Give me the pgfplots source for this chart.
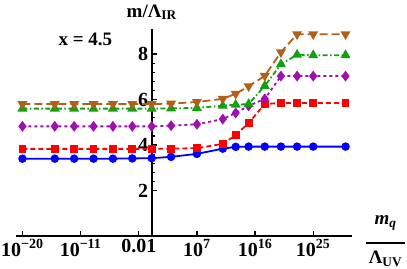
\documentclass[border=0pt]{standalone}
\usepackage{fontspec}
\setmainfont{Liberation Serif}
\usepackage{pgfplots}
\pgfplotsset{compat=1.18}
\definecolor{cblue}{RGB}{0,0,255}
\definecolor{cred}{RGB}{255,0,0}
\definecolor{cpurple}{RGB}{160,16,176}
\definecolor{cgreen}{RGB}{16,160,16}
\definecolor{cbrown}{RGB}{176,96,26}
\begin{document}
\begin{tikzpicture}
\begin{axis}[name=ax, scale only axis, width=336pt, height=207pt,
  xmin=-21, xmax=31, ymin=0, ymax=9.1,
  axis lines=middle,
  x axis line style={-, line width=1.8pt, black},
  y axis line style={-, line width=1.8pt, black},
  xtick={-20,-11,-2,7,16,25},
  xticklabels={10\textsuperscript{−20},10\textsuperscript{−11},0.01,10\textsuperscript{7},10\textsuperscript{16},10\textsuperscript{25}},
  ytick={2,4,6,8}, yticklabels={2,4,6,8}, minor y tick num=4,
  tick align=inside, major tick length=5pt, minor tick length=3pt,
  tick style={line width=1.2pt, black},
  xticklabel style={font=\fontsize{20}{22}\selectfont\bfseries, text=black},
  yticklabel style={font=\fontsize{20}{22}\selectfont\bfseries, text=black},
  clip=false]
\addplot[cblue, line width=1.8pt, mark=*, mark size=3.3pt, mark options={solid}] coordinates {
(-20,3.40)(-15,3.40)(-12,3.40)(-9,3.40)(-6,3.40)(-3,3.41)(0,3.42)(3,3.48)(7,3.61)(11,3.84)(13,3.92)(15,3.93)(17.5,3.93)(20,3.93)(22.5,3.93)(25,3.93)(30,3.93)};
\addplot[cred, line width=1.8pt, dash pattern=on 5pt off 3pt, mark=square*, mark size=3pt, mark options={solid}] coordinates {
(-20,3.83)(-15,3.83)(-12,3.83)(-9,3.83)(-6,3.83)(-3,3.83)(0,3.83)(3,3.84)(7,3.86)(11,4.05)(13,4.43)(15,4.97)(17.5,5.80)(20,5.85)(22.5,5.85)(25,5.85)(30,5.85)};
\addplot[cpurple, line width=1.8pt, dash pattern=on 3pt off 3pt, mark=diamond*, mark size=4pt, mark options={solid}] coordinates {
(-20,4.82)(-15,4.82)(-12,4.82)(-9,4.82)(-6,4.82)(-3,4.82)(0,4.82)(3,4.85)(7,4.91)(11,5.14)(13,5.41)(15,5.72)(17.5,6.03)(20,7.03)(22.5,7.03)(25,7.03)(30,7.03)};
\addplot[cgreen, line width=1.8pt, dash pattern=on 5pt off 2.5pt on 1.5pt off 2.5pt, mark=triangle*, mark size=4pt, mark options={solid}] coordinates {
(-20,5.60)(-15,5.60)(-12,5.60)(-9,5.60)(-6,5.60)(-3,5.60)(0,5.60)(3,5.61)(7,5.63)(11,5.73)(13,5.77)(15,5.80)(17.5,6.60)(20,7.55)(22.5,7.97)(25,7.95)(30,7.95)};
\addplot[cbrown, line width=1.8pt, dash pattern=on 8pt off 4pt, mark=triangle*, mark size=4pt, mark options={solid, rotate=180}] coordinates {
(-20,5.80)(-15,5.80)(-12,5.80)(-9,5.80)(-6,5.80)(-3,5.80)(0,5.80)(3,5.82)(7,5.89)(11,6.03)(13,6.25)(15,6.58)(17.5,7.04)(20,8.08)(22.5,8.87)(25,8.87)(30,8.87)};
\node[anchor=base, font=\fontsize{19}{22}\selectfont\bfseries] at ([yshift=12pt]rel axis cs:0.404,1) {m/Λ\textsubscript{IR}};
\node[anchor=base west, font=\fontsize{19}{22}\selectfont\bfseries] at ([shift={(39pt,-16pt)}]rel axis cs:0,1) {x = 4.5};
\node[font=\fontsize{19}{22}\selectfont\bfseries, inner sep=0pt] at ([shift={(33.5pt,-4pt)}]rel axis cs:1,0) {%
  \begin{tabular}{@{}c@{}}\textit{m}\textsubscript{\textit{q}}\\[-3pt]\rule{39pt}{1.6pt}\\[-2pt]Λ\textsubscript{UV}\end{tabular}};
\end{axis}
\pgfresetboundingbox
\path[use as bounding box] ([shift={(-16pt,-33pt)}]ax.south west) rectangle ([shift={(55pt,29pt)}]ax.north east);
\end{tikzpicture}
\end{document}
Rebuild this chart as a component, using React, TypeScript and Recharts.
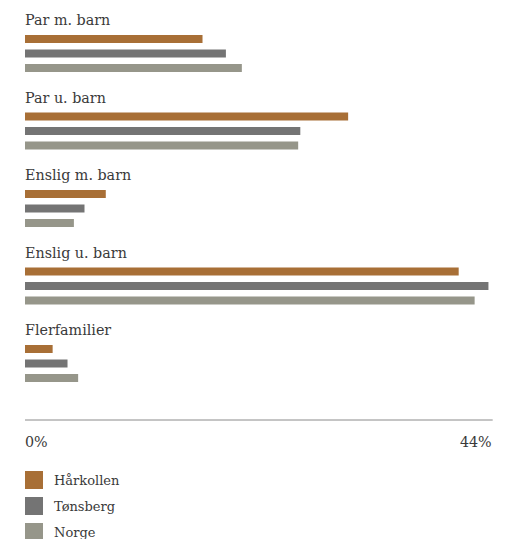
import React from 'react';
import { BarChart, Bar, XAxis, YAxis, Legend, LabelList } from 'recharts';

const categories = ['Par m. barn', 'Par u. barn', 'Enslig m. barn', 'Enslig u. barn', 'Flerfamilier'];
const harkollen = [16.7, 30.4, 7.6, 40.8, 2.6];
const tonsberg = [18.9, 25.9, 5.6, 43.6, 4.0];
const norge = [20.4, 25.7, 4.6, 42.3, 5.0];
const xTicks = [0, 44];

const seriesNames = ['Hårkollen', 'Tønsberg', 'Norge'];
const colors = ['#A86F36', '#747474', '#96968A'];

const data = categories.map((name, i) => ({
  name,
  h: harkollen[i],
  t: tonsberg[i],
  n: norge[i],
}));

const FONT = "'DejaVu Serif', 'Noto Serif', 'Liberation Serif', serif";

const CategoryLabel = (props: any) => {
  const vb = props.viewBox || {};
  const x = vb.x ?? props.x;
  const y = vb.y ?? props.y;
  return (
    <text x={x} y={y - 10} fontSize={14.3} fill="#3a3a3a" style={{ fontFamily: FONT }}>
      {props.value}
    </text>
  );
};

const XTick = (props: any) => {
  const { x, y, payload } = props;
  const isFirst = payload.value === xTicks[0];
  return (
    <text
      x={isFirst ? x : x - 1}
      y={y + 27}
      textAnchor={isFirst ? 'start' : 'end'}
      fontSize={14.3}
      fill="#3a3a3a"
      style={{ fontFamily: FONT }}
    >
      {payload.value}%
    </text>
  );
};

const renderLegend = () => (
  <div style={{ fontFamily: FONT }}>
    {seriesNames.map((s, i) => (
      <div key={s} style={{ display: 'flex', alignItems: 'center', height: 18, marginBottom: 8 }}>
        <div style={{ width: 18, height: 18, background: colors[i], marginRight: 11 }} />
        <span style={{ fontSize: 13, color: '#3a3a3a' }}>{s}</span>
      </div>
    ))}
  </div>
);

export default function App() {
  return (
    <div style={{ position: 'absolute', left: 0, top: 0, fontFamily: FONT }}>
      <BarChart
        width={517}
        height={539}
        data={data}
        layout="vertical"
        margin={{ top: 15, right: 24.3, bottom: 0, left: 25 }}
        barGap={6.5}
        barSize={8}
        style={{ fontFamily: FONT }}
      >
        <XAxis
          type="number"
          domain={[0, 44]}
          ticks={xTicks}
          tick={<XTick />}
          tickLine={false}
          tickSize={0}
          tickMargin={0}
          axisLine={{ stroke: '#8a8a8a', strokeWidth: 1 }}
          height={30}
          interval={0}
        />
        <YAxis type="category" dataKey="name" hide padding={{ top: 0, bottom: 17.5 }} />
        <Legend
          layout="horizontal"
          verticalAlign="bottom"
          align="left"
          content={renderLegend}
          wrapperStyle={{ top: 471, left: 25, bottom: 'auto', height: 89, width: 200 }}
        />
        <Bar dataKey="h" name={seriesNames[0]} fill={colors[0]} isAnimationActive={false}>
          <LabelList dataKey="name" content={<CategoryLabel />} />
        </Bar>
        <Bar dataKey="t" name={seriesNames[1]} fill={colors[1]} isAnimationActive={false} />
        <Bar dataKey="n" name={seriesNames[2]} fill={colors[2]} isAnimationActive={false} />
      </BarChart>
    </div>
  );
}
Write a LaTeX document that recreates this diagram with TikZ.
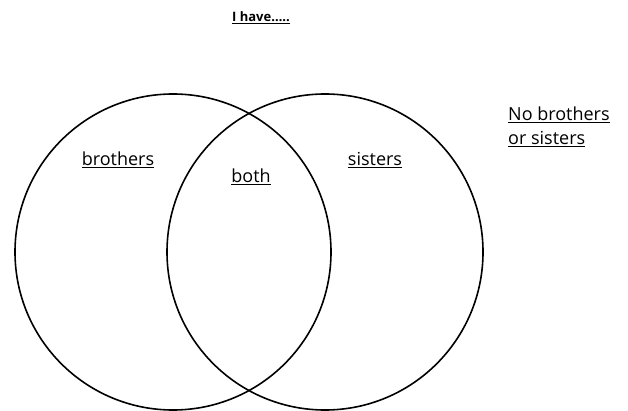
\documentclass[tikz,border=0pt]{standalone}
\usepackage{fontspec}
\setmainfont{Open Sans}
\usetikzlibrary{positioning}

\begin{document}
\begin{tikzpicture}[x=1pt, y=-1pt, font=\fontsize{18}{24}\selectfont, align=left,
  setcirc/.style={draw, circle, line width=1.6pt, minimum size=316pt, inner sep=0pt},
  lbl/.style={inner sep=1pt}]
\useasboundingbox (0,0) rectangle (628,411);
\node[setcirc] (brocirc) at (173,252) {};
\node[setcirc] (siscirc) at (325,252) {};
\node[lbl, font=\fontsize{13}{16}\selectfont\bfseries] (title) at (261,18) {\underline{I have…..}};
\node[lbl] (bro) at (118,160) {\underline{brothers}};
\node[lbl] (both) at (251,177) {\underline{both}};
\node[lbl] (sis) at (375,160) {\underline{sisters}};
\node[lbl, anchor=north west] (none) at (507,106) {\underline{No brothers}\\\underline{or sisters}};
\end{tikzpicture}
\end{document}
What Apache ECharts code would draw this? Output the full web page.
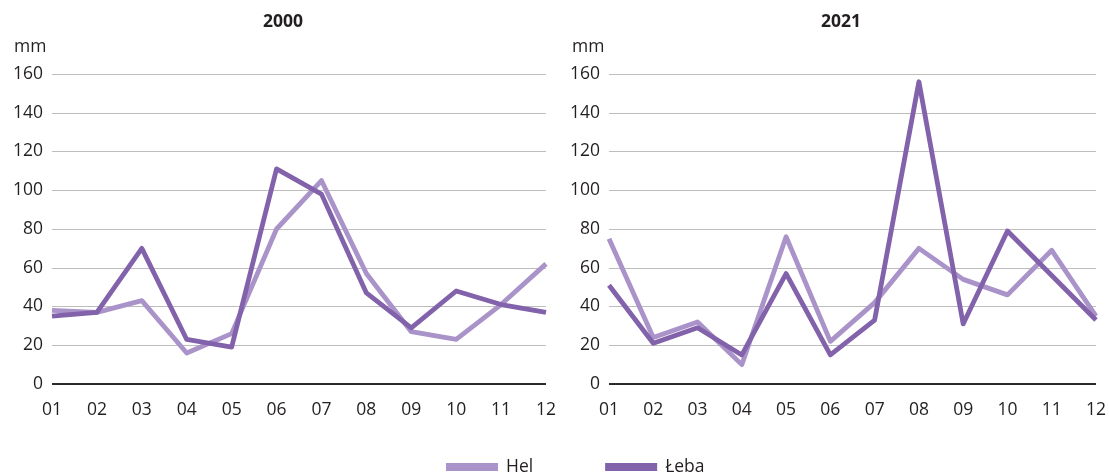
——
> [Task to carry out]: Pictures do not go in the copy. Write out exactly the lines from the line containing "Write a LaTeX" through the last line of the listing.

> [Exercise answer]:
Write a LaTeX document that recreates this diagram with TikZ.
\documentclass[tikz,border=0pt]{standalone}
\usepackage{fontspec}
\setmainfont{Open Sans}
\usetikzlibrary{positioning}

\begin{document}
\begin{tikzpicture}[x=1pt, y=-1pt, font=\fontsize{18}{24}\selectfont, align=left,
  setcirc/.style={draw, circle, line width=1.6pt, minimum size=316pt, inner sep=0pt},
  lbl/.style={inner sep=1pt}]
\useasboundingbox (0,0) rectangle (628,411);
\node[setcirc] (brocirc) at (173,252) {};
\node[setcirc] (siscirc) at (325,252) {};
\node[lbl, font=\fontsize{13}{16}\selectfont\bfseries] (title) at (261,18) {\underline{I have…..}};
\node[lbl] (bro) at (118,160) {\underline{brothers}};
\node[lbl] (both) at (251,177) {\underline{both}};
\node[lbl] (sis) at (375,160) {\underline{sisters}};
\node[lbl, anchor=north west] (none) at (507,106) {\underline{No brothers}\\\underline{or sisters}};
\end{tikzpicture}
\end{document}
What Apache ECharts code would draw this? Output the full web page.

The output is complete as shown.